Les travaux effectués au MIM ont abouti à une classification sémantique en UST (Unités sémiotiques Temporelles) cinématiques des formes audibles. Cette classification a pu être illustrée sur de nombreux exemples de musique classique et contemporaine. Trois œuvres complètes ont même été complètement analysées sous cet angle.
Or le travail de création poétique que j’ai mené au sein du MIM m’a permis de mettre à jour des parentés fortes entre le comportement des objets visuels programmés dans ces créations et le comportement sonore. Cette parenté porte sur les aspects pour lesquels le comportement visuel est conçu comme un développement temporel. Il semblerait que les UST musicales puissent s’appliquer aux objets visuels. L’exemple de l’extrait de la nouvelle programmation de passage incite à rechercher des UST visuelles. Cet exemple consiste à bloquer les algorithmes de réalisation de tous les médias de l’événement observable à l’exception d’un seul. L’analogie de comportement d’un paramètre singulier de chaque média avec une UST musicale est flagrante. Ces " UST visuelles ", si elles existent, ne recouvrent pas la totalité de la signification.
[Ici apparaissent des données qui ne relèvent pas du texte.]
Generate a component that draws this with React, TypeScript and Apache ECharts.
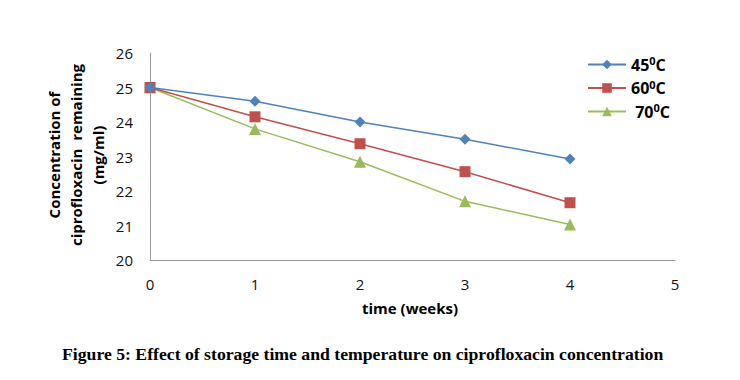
import React, { useEffect, useRef } from "react";
import * as echarts from "echarts";

const weeks = [0, 1, 2, 3, 4];
const seriesNames = ["45", "60", "70"];
const conc45 = [25.0, 24.6, 24.0, 23.5, 22.93];
const conc60 = [25.0, 24.15, 23.37, 22.56, 21.66];
const conc70 = [25.0, 23.8, 22.85, 21.7, 21.03];
const colors = ["#4F81BD", "#C0504D", "#9BBB59"];
const symbols = ["diamond", "rect", "triangle"];
const symbolSizes = [11, 11, 12];
const yTicks = { min: 20, max: 26, interval: 1 };
const xTicks = { min: 0, max: 5, interval: 1 };

export default function App() {
  const ref = useRef<HTMLDivElement>(null);
  useEffect(() => {
    if (!ref.current) return;
    const chart = echarts.init(ref.current, null, { renderer: "svg" });
    const all = [conc45, conc60, conc70];
    const font = "'Open Sans', 'Noto Sans', sans-serif";
    chart.setOption({
      animation: false,
      grid: { left: 150, right: 65, top: 53, bottom: 120 },
      xAxis: {
        type: "value",
        min: xTicks.min,
        max: xTicks.max,
        interval: xTicks.interval,
        axisLine: { show: true, lineStyle: { color: "#9a9a9a", width: 1 } },
        axisTick: { show: false },
        splitLine: { show: false },
        axisLabel: { color: "#111", fontSize: 15, fontFamily: font, margin: 16 },
      },
      yAxis: {
        type: "value",
        min: yTicks.min,
        max: yTicks.max,
        interval: yTicks.interval,
        axisLine: { show: true, lineStyle: { color: "#9a9a9a", width: 1 } },
        axisTick: { show: false },
        splitLine: { show: false },
        axisLabel: { color: "#111", fontSize: 15, fontFamily: font, margin: 17 },
      },
      legend: {
        orient: "vertical",
        left: 582,
        top: 50,
        itemWidth: 38,
        itemHeight: 12,
        itemGap: 6,
        data: seriesNames.map((n) => n),
        formatter: (name: string) =>
          name === "70" ? `{n| ${name}}{s|0}{n|C}` : `{n|${name}}{s|0}{n|C}`,
        textStyle: {
          rich: {
            n: { fontSize: 16, fontWeight: "bold", color: "#000", fontFamily: font },
            s: { fontSize: 11, fontWeight: "bold", color: "#000", fontFamily: font, padding: [0, 0, 8, 0] },
          },
        },
      },
      series: all.map((vals, i) => ({
        name: seriesNames[i],
        type: "line",
        data: weeks.map((w, j) => [w, vals[j]]),
        symbol: symbols[i],
        symbolSize: symbolSizes[i],
        lineStyle: { color: colors[i], width: 1.5 },
        itemStyle: { color: colors[i] },
        z: 3 - i,
      })),
      graphic: [
        {
          type: "text",
          x: 76,
          y: 155,
          rotation: Math.PI / 2,
          style: {
            text: "Concentration of\nciprofloxacin  remaining\n(mg/ml)",
            fontSize: 15,
            fontWeight: "bold",
            fontFamily: font,
            fill: "#000",
            align: "center",
            verticalAlign: "middle",
            lineHeight: 22,
          },
        },
        {
          type: "text",
          left: 362,
          top: 300,
          style: {
            text: "time (weeks)",
            fontSize: 15,
            fontWeight: "bold",
            fontFamily: font,
            fill: "#000",
          },
        },
        {
          type: "text",
          left: 62,
          top: 345,
          style: {
            text: "Figure 5: Effect of storage time and temperature on ciprofloxacin concentration",
            fontSize: 17.7,
            fontWeight: "bold",
            fontFamily: "'Liberation Serif', 'Times New Roman', serif",
            fill: "#000",
          },
        },
      ],
    });
    return () => chart.dispose();
  }, []);
  return <div ref={ref} style={{ width: 740, height: 380, position: "absolute", left: 0, top: 0 }} />;
}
Le traitement temporel du texte, notamment, est lu comme critère de cohérence d’une combinatoire sémantique. Il possède un caractère syntaxique dans cette combinatoire.
Un programme de recherche pluridisciplinaire a été lancé au MIM en vue de corroborer cette intuition et d’aboutir, le cas échéant, à une formalisation des UST indépendamment du média dans lequel elles s’expriment. Une telle formalisation pourrait aboutir à concevoir des générateurs d’objets multimédias indépendants des médias, objets qu’on pourrait dès lors nommer " a-médias " et dont les comportements produits par synthèse pourraient se réaliser dans divers médias. Une telle conception revient à élargir la définition proposée plus haut et à considérer le multimédia comme une association d’objets (dont certains a-médias) autonomes doués de comportements et en interaction entre eux et avec le lecteur. Une telle définition généralise la notion de comportement : un comportement est une simple loi de déplacement dans l’espace des phases de l’objet, c’est-à-dire une loi de variation d’un ou plusieurs paramètres de l’objet pertinents d’un point de vue sémiotique.


5 Conclusion.


On aurait pu penser, à entendre le jugement de certains jeunes auteurs, notamment de ceux qui perpétuent la poésie sonore, que le multimédia poétique avait quitté son statut de poésie du dispositif pour rejoindre un statut plus standard de poésie de contenu, c’est-à-dire considérer que le dispositif poétique multimédia était parfaitement connu et que les auteurs pouvaient dorénavant se concentrer sur le contenu. Un tel schéma semble bien réducteur. Certes, les éléments préfigurés ici ne seront certainement pas à l’origine d’une modification de la littérature aussi radicale que l’ont été les œuvres et recherches des années 80. Elles ouvrent en tout cas les portes de nouvelles structures et de nouvelles utilisations de ce dispositif multiformes.